Rows from a dataset of charts and code

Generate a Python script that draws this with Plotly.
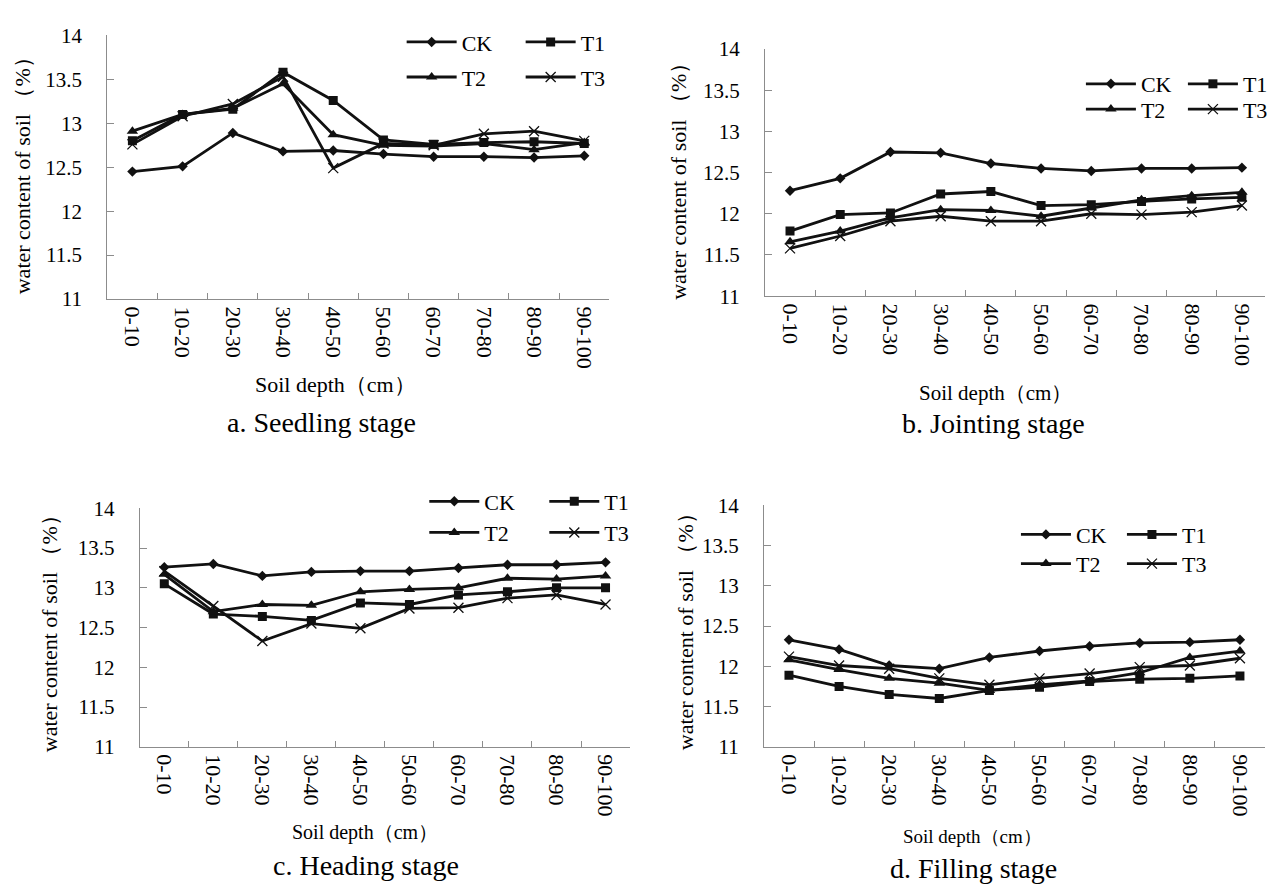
import plotly.graph_objects as go

W, H = 1285, 895

depths = ["0-10", "10-20", "20-30", "30-40", "40-50",
          "50-60", "60-70", "70-80", "80-90", "90-100"]
series_names = ["CK", "T1", "T2", "T3"]

# a. Seedling stage
seedling_ck = [12.45, 12.51, 12.89, 12.68, 12.69, 12.65, 12.62, 12.62, 12.61, 12.63]
seedling_t1 = [12.80, 13.10, 13.16, 13.58, 13.26, 12.81, 12.76, 12.78, 12.79, 12.77]
seedling_t2 = [12.91, 13.10, 13.17, 13.45, 12.87, 12.75, 12.74, 12.77, 12.70, 12.78]
seedling_t3 = [12.76, 13.08, 13.22, 13.53, 12.49, 12.77, 12.75, 12.88, 12.91, 12.80]

# b. Jointing stage
jointing_ck = [12.28, 12.43, 12.75, 12.74, 12.61, 12.55, 12.52, 12.55, 12.55, 12.56]
jointing_t1 = [11.79, 11.99, 12.01, 12.24, 12.27, 12.10, 12.11, 12.15, 12.18, 12.20]
jointing_t2 = [11.66, 11.79, 11.95, 12.05, 12.04, 11.97, 12.07, 12.17, 12.22, 12.26]
jointing_t3 = [11.58, 11.73, 11.91, 11.97, 11.91, 11.91, 12.00, 11.99, 12.02, 12.10]

# c. Heading stage
heading_ck = [13.26, 13.30, 13.15, 13.20, 13.21, 13.21, 13.25, 13.29, 13.29, 13.32]
heading_t1 = [13.05, 12.67, 12.64, 12.59, 12.81, 12.79, 12.91, 12.95, 13.00, 13.00]
heading_t2 = [13.17, 12.70, 12.79, 12.78, 12.95, 12.98, 13.00, 13.12, 13.11, 13.15]
heading_t3 = [13.21, 12.77, 12.33, 12.55, 12.49, 12.74, 12.75, 12.87, 12.91, 12.79]

# d. Filling stage
filling_ck = [12.33, 12.21, 12.01, 11.97, 12.11, 12.19, 12.25, 12.29, 12.30, 12.33]
filling_t1 = [11.89, 11.75, 11.65, 11.60, 11.70, 11.74, 11.81, 11.84, 11.85, 11.88]
filling_t2 = [12.08, 11.96, 11.85, 11.79, 11.70, 11.77, 11.82, 11.92, 12.11, 12.19]
filling_t3 = [12.12, 12.01, 11.97, 11.85, 11.77, 11.85, 11.91, 11.99, 12.01, 12.10]

panels = [
    dict(name="a. Seedling stage", data=[seedling_ck, seedling_t1, seedling_t2, seedling_t3]),
    dict(name="b. Jointing stage", data=[jointing_ck, jointing_t1, jointing_t2, jointing_t3]),
    dict(name="c. Heading stage", data=[heading_ck, heading_t1, heading_t2, heading_t3]),
    dict(name="d. Filling stage", data=[filling_ck, filling_t1, filling_t2, filling_t3]),
]

# ---- layout geometry (pixels) ----
geo = [
    dict(x0=109, x1=619, yt=24, yb=295, xend=9.5),
    dict(x0=777, x1=1285, yt=38, yb=292, xend=9.46),
    dict(x0=142, x1=640, yt=510, yb=755, xend=9.5),
    dict(x0=776, x1=1285, yt=507, yb=755, xend=9.5),
]
ytitle_pos = [(23, 163), (689, 168), (50, 633), (696, 631)]
xtitle_pos = [(341, 383, 22), (1011, 392, 21), (371, 843, 20), (988, 847, 19)]
sub_pos = [(327, 422), (1009, 423), (372, 877), (989, 880)]
legend_pos = [  # x of first line start, row1 y, row2 y, entry spacing
    (413, 31, 67, 114),
    (1103, 74, 100, 97),
    (436, 503, 535, 115),
    (1037, 537, 567, 101),
]

FONT = "Liberation Serif"
AXC = "#8c8c8c"
LC = "#111111"
ITEMW = 50

markers = [
    dict(symbol="diamond", size=8, color=LC),
    dict(symbol="square", size=9, color=LC),
    dict(symbol="triangle-up", size=10, color=LC),
    dict(symbol="x-thin-open", size=10, color=LC, line=dict(width=1.3, color=LC)),
]

def px(x):
    return x / W

def py(y):
    return 1 - y / H

fig = go.Figure()
layout = dict(
    width=W, height=H, margin=dict(l=0, r=0, t=0, b=0),
    paper_bgcolor="white", plot_bgcolor="white",
    font=dict(family=FONT, color="black"),
    showlegend=True,
)
annotations = []

for i, (p, g) in enumerate(zip(panels, geo)):
    ax = "" if i == 0 else str(i + 1)
    for j, (nm, vals) in enumerate(zip(series_names, p["data"])):
        leg_idx = 2 * i + (0 if j < 2 else 1)
        leg_name = "legend" if leg_idx == 0 else "legend%d" % (leg_idx + 1)
        fig.add_trace(go.Scatter(
            x=depths, y=vals, name=nm, mode="lines+markers",
            line=dict(color=LC, width=2.8),
            marker=markers[j],
            xaxis="x" + ax, yaxis="y" + ax,
            legend=leg_name,
            hoverinfo="skip",
        ))
    layout["xaxis" + ax] = dict(
        domain=[px(g["x0"]), min(1.0, px(g["x1"]))],
        anchor="y" + ax, type="category", categoryorder="array", categoryarray=depths,
        range=[-0.5, g["xend"]],
        tickson="boundaries", ticks="inside", ticklen=6, tickcolor=AXC, tickwidth=1,
        showline=True, linecolor=AXC, linewidth=1, showgrid=False, zeroline=False,
        tickangle=90, tickfont=dict(family=FONT, size=22, color="black"),
        ticklabelstandoff=2,
    )
    layout["yaxis" + ax] = dict(
        domain=[py(g["yb"]), py(g["yt"])],
        anchor="x" + ax, range=[11, 14], tick0=11, dtick=0.5,
        ticks="inside", ticklen=7, tickcolor=AXC, tickwidth=1,
        showline=True, linecolor=AXC, linewidth=1, showgrid=False, zeroline=False,
        tickfont=dict(family=FONT, size=21, color="black"),
        ticklabelstandoff=20,
    )
    yx, yy = ytitle_pos[i]
    annotations.append(dict(
        text="water content of soil （%）", x=px(yx), y=py(yy), xref="paper", yref="paper",
        textangle=-90, showarrow=False, xanchor="center", yanchor="middle",
        font=dict(family=FONT, size=22, color="black"),
    ))
    tx, ty, ts = xtitle_pos[i]
    annotations.append(dict(
        text="Soil depth（cm）", x=px(tx), y=py(ty), xref="paper", yref="paper",
        showarrow=False, xanchor="center", yanchor="middle",
        font=dict(family=FONT, size=ts, color="black"),
    ))
    sx, sy = sub_pos[i]
    annotations.append(dict(
        text=p["name"], x=px(sx), y=py(sy), xref="paper", yref="paper",
        showarrow=False, xanchor="center", yanchor="middle",
        font=dict(family=FONT, size=28, color="black"),
    ))
    lx, r1, r2, sp = legend_pos[i]
    for k, ry in enumerate((r1, r2)):
        leg_idx = 2 * i + k
        leg_name = "legend" if leg_idx == 0 else "legend%d" % (leg_idx + 1)
        layout[leg_name] = dict(
            orientation="h", x=px(lx - 5), y=py(ry), xanchor="left", yanchor="middle",
            xref="paper", yref="paper",
            bgcolor="rgba(0,0,0,0)", borderwidth=0,
            font=dict(family=FONT, size=22, color="black"),
            itemwidth=ITEMW,
            entrywidth=sp - ITEMW - 10, entrywidthmode="pixels",
            itemclick=False, itemdoubleclick=False,
        )

layout["annotations"] = annotations
fig.update_layout(**layout)
fig.write_html("out.html")
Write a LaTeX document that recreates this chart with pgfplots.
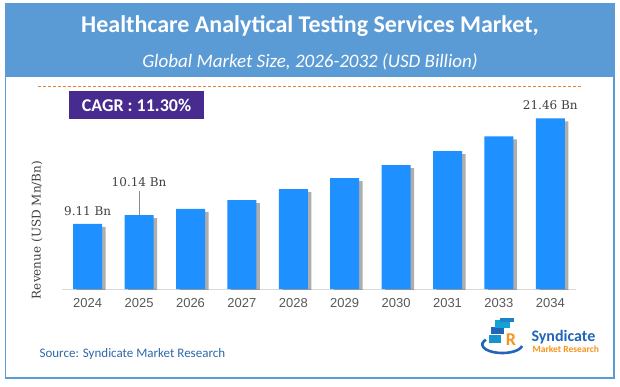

**What the exercise asks:** Copy the entries exactly. Leave out the images.

**The solution:**
Generate a Python script that draws this with Plotly.
import plotly.graph_objects as go

W, H = 1285, 895

depths = ["0-10", "10-20", "20-30", "30-40", "40-50",
          "50-60", "60-70", "70-80", "80-90", "90-100"]
series_names = ["CK", "T1", "T2", "T3"]

# a. Seedling stage
seedling_ck = [12.45, 12.51, 12.89, 12.68, 12.69, 12.65, 12.62, 12.62, 12.61, 12.63]
seedling_t1 = [12.80, 13.10, 13.16, 13.58, 13.26, 12.81, 12.76, 12.78, 12.79, 12.77]
seedling_t2 = [12.91, 13.10, 13.17, 13.45, 12.87, 12.75, 12.74, 12.77, 12.70, 12.78]
seedling_t3 = [12.76, 13.08, 13.22, 13.53, 12.49, 12.77, 12.75, 12.88, 12.91, 12.80]

# b. Jointing stage
jointing_ck = [12.28, 12.43, 12.75, 12.74, 12.61, 12.55, 12.52, 12.55, 12.55, 12.56]
jointing_t1 = [11.79, 11.99, 12.01, 12.24, 12.27, 12.10, 12.11, 12.15, 12.18, 12.20]
jointing_t2 = [11.66, 11.79, 11.95, 12.05, 12.04, 11.97, 12.07, 12.17, 12.22, 12.26]
jointing_t3 = [11.58, 11.73, 11.91, 11.97, 11.91, 11.91, 12.00, 11.99, 12.02, 12.10]

# c. Heading stage
heading_ck = [13.26, 13.30, 13.15, 13.20, 13.21, 13.21, 13.25, 13.29, 13.29, 13.32]
heading_t1 = [13.05, 12.67, 12.64, 12.59, 12.81, 12.79, 12.91, 12.95, 13.00, 13.00]
heading_t2 = [13.17, 12.70, 12.79, 12.78, 12.95, 12.98, 13.00, 13.12, 13.11, 13.15]
heading_t3 = [13.21, 12.77, 12.33, 12.55, 12.49, 12.74, 12.75, 12.87, 12.91, 12.79]

# d. Filling stage
filling_ck = [12.33, 12.21, 12.01, 11.97, 12.11, 12.19, 12.25, 12.29, 12.30, 12.33]
filling_t1 = [11.89, 11.75, 11.65, 11.60, 11.70, 11.74, 11.81, 11.84, 11.85, 11.88]
filling_t2 = [12.08, 11.96, 11.85, 11.79, 11.70, 11.77, 11.82, 11.92, 12.11, 12.19]
filling_t3 = [12.12, 12.01, 11.97, 11.85, 11.77, 11.85, 11.91, 11.99, 12.01, 12.10]

panels = [
    dict(name="a. Seedling stage", data=[seedling_ck, seedling_t1, seedling_t2, seedling_t3]),
    dict(name="b. Jointing stage", data=[jointing_ck, jointing_t1, jointing_t2, jointing_t3]),
    dict(name="c. Heading stage", data=[heading_ck, heading_t1, heading_t2, heading_t3]),
    dict(name="d. Filling stage", data=[filling_ck, filling_t1, filling_t2, filling_t3]),
]

# ---- layout geometry (pixels) ----
geo = [
    dict(x0=109, x1=619, yt=24, yb=295, xend=9.5),
    dict(x0=777, x1=1285, yt=38, yb=292, xend=9.46),
    dict(x0=142, x1=640, yt=510, yb=755, xend=9.5),
    dict(x0=776, x1=1285, yt=507, yb=755, xend=9.5),
]
ytitle_pos = [(23, 163), (689, 168), (50, 633), (696, 631)]
xtitle_pos = [(341, 383, 22), (1011, 392, 21), (371, 843, 20), (988, 847, 19)]
sub_pos = [(327, 422), (1009, 423), (372, 877), (989, 880)]
legend_pos = [  # x of first line start, row1 y, row2 y, entry spacing
    (413, 31, 67, 114),
    (1103, 74, 100, 97),
    (436, 503, 535, 115),
    (1037, 537, 567, 101),
]

FONT = "Liberation Serif"
AXC = "#8c8c8c"
LC = "#111111"
ITEMW = 50

markers = [
    dict(symbol="diamond", size=8, color=LC),
    dict(symbol="square", size=9, color=LC),
    dict(symbol="triangle-up", size=10, color=LC),
    dict(symbol="x-thin-open", size=10, color=LC, line=dict(width=1.3, color=LC)),
]

def px(x):
    return x / W

def py(y):
    return 1 - y / H

fig = go.Figure()
layout = dict(
    width=W, height=H, margin=dict(l=0, r=0, t=0, b=0),
    paper_bgcolor="white", plot_bgcolor="white",
    font=dict(family=FONT, color="black"),
    showlegend=True,
)
annotations = []

for i, (p, g) in enumerate(zip(panels, geo)):
    ax = "" if i == 0 else str(i + 1)
    for j, (nm, vals) in enumerate(zip(series_names, p["data"])):
        leg_idx = 2 * i + (0 if j < 2 else 1)
        leg_name = "legend" if leg_idx == 0 else "legend%d" % (leg_idx + 1)
        fig.add_trace(go.Scatter(
            x=depths, y=vals, name=nm, mode="lines+markers",
            line=dict(color=LC, width=2.8),
            marker=markers[j],
            xaxis="x" + ax, yaxis="y" + ax,
            legend=leg_name,
            hoverinfo="skip",
        ))
    layout["xaxis" + ax] = dict(
        domain=[px(g["x0"]), min(1.0, px(g["x1"]))],
        anchor="y" + ax, type="category", categoryorder="array", categoryarray=depths,
        range=[-0.5, g["xend"]],
        tickson="boundaries", ticks="inside", ticklen=6, tickcolor=AXC, tickwidth=1,
        showline=True, linecolor=AXC, linewidth=1, showgrid=False, zeroline=False,
        tickangle=90, tickfont=dict(family=FONT, size=22, color="black"),
        ticklabelstandoff=2,
    )
    layout["yaxis" + ax] = dict(
        domain=[py(g["yb"]), py(g["yt"])],
        anchor="x" + ax, range=[11, 14], tick0=11, dtick=0.5,
        ticks="inside", ticklen=7, tickcolor=AXC, tickwidth=1,
        showline=True, linecolor=AXC, linewidth=1, showgrid=False, zeroline=False,
        tickfont=dict(family=FONT, size=21, color="black"),
        ticklabelstandoff=20,
    )
    yx, yy = ytitle_pos[i]
    annotations.append(dict(
        text="water content of soil （%）", x=px(yx), y=py(yy), xref="paper", yref="paper",
        textangle=-90, showarrow=False, xanchor="center", yanchor="middle",
        font=dict(family=FONT, size=22, color="black"),
    ))
    tx, ty, ts = xtitle_pos[i]
    annotations.append(dict(
        text="Soil depth（cm）", x=px(tx), y=py(ty), xref="paper", yref="paper",
        showarrow=False, xanchor="center", yanchor="middle",
        font=dict(family=FONT, size=ts, color="black"),
    ))
    sx, sy = sub_pos[i]
    annotations.append(dict(
        text=p["name"], x=px(sx), y=py(sy), xref="paper", yref="paper",
        showarrow=False, xanchor="center", yanchor="middle",
        font=dict(family=FONT, size=28, color="black"),
    ))
    lx, r1, r2, sp = legend_pos[i]
    for k, ry in enumerate((r1, r2)):
        leg_idx = 2 * i + k
        leg_name = "legend" if leg_idx == 0 else "legend%d" % (leg_idx + 1)
        layout[leg_name] = dict(
            orientation="h", x=px(lx - 5), y=py(ry), xanchor="left", yanchor="middle",
            xref="paper", yref="paper",
            bgcolor="rgba(0,0,0,0)", borderwidth=0,
            font=dict(family=FONT, size=22, color="black"),
            itemwidth=ITEMW,
            entrywidth=sp - ITEMW - 10, entrywidthmode="pixels",
            itemclick=False, itemdoubleclick=False,
        )

layout["annotations"] = annotations
fig.update_layout(**layout)
fig.write_html("out.html")
Write a LaTeX document that recreates this chart with pgfplots.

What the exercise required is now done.